Designing a combustion chamber (solid mechanics problem)

[Hobold]

Here's my problem: I want to design a cylindrical combustion chamber for a hybrid propelent rocket. Basically, I will burn paraffin and use oxygen as oxidant. As I will be using stainless steel, I thought I could approximate the maximum stress that must be resisted by the material through a simple pressure vessel, so it would be t = σ/(p*r), where σ is the maximum stress resisted by stainless steel with a secutiry coefficient, p is the internal pressure and r is the internal radius and then I would have the needed wall thickness t.

There is one problem, though: the combustion temperature is about 1000°C and I have no idea if it will affect greatly the resistence of the material.
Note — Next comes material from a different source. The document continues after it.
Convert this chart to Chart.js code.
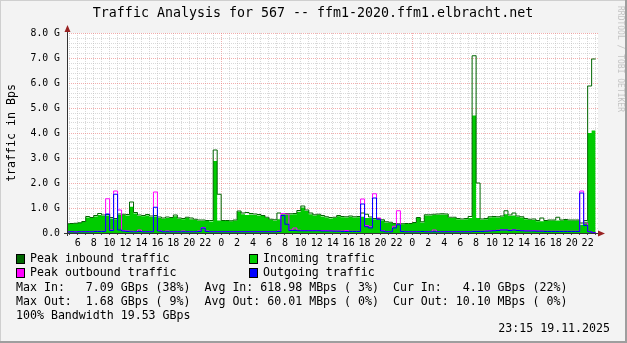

I believe, as paraffin is not a great heat conductor, there won't be much heat transference to steel and, as the combustion is quick (~10s), there won't be a great increase of temperature.

Am I doing right?

 

[edgepflow]

Yes, the allowable stress of your stainless steel will be significantly reduced at 1000 degF.

You can find these allowable stresses in ASME B31.1, B31.3, or BPV VIII, Div. 1. You can use the hoop stress formula you listed or the ones in these codes.

You may need to switch to 316H to make this work.

 

[AlephZero]

There is one problem, though: the combustion temperature is about 1000°C ... I believe, as paraffin is not a great heat conductor, there won't be much heat transference to steel and, as the combustion is quick (~10s), there won't be a great increase of temperature.

The heat transfer will not be limited because paraffin is a poor conductor. It will mostly be convection and radiation from the hot gas.

If your design doesn't include a cooling system, I would assume the combustor temperature could rise to the maximum flame temperature, which will higher than the average exit temperature of the gas.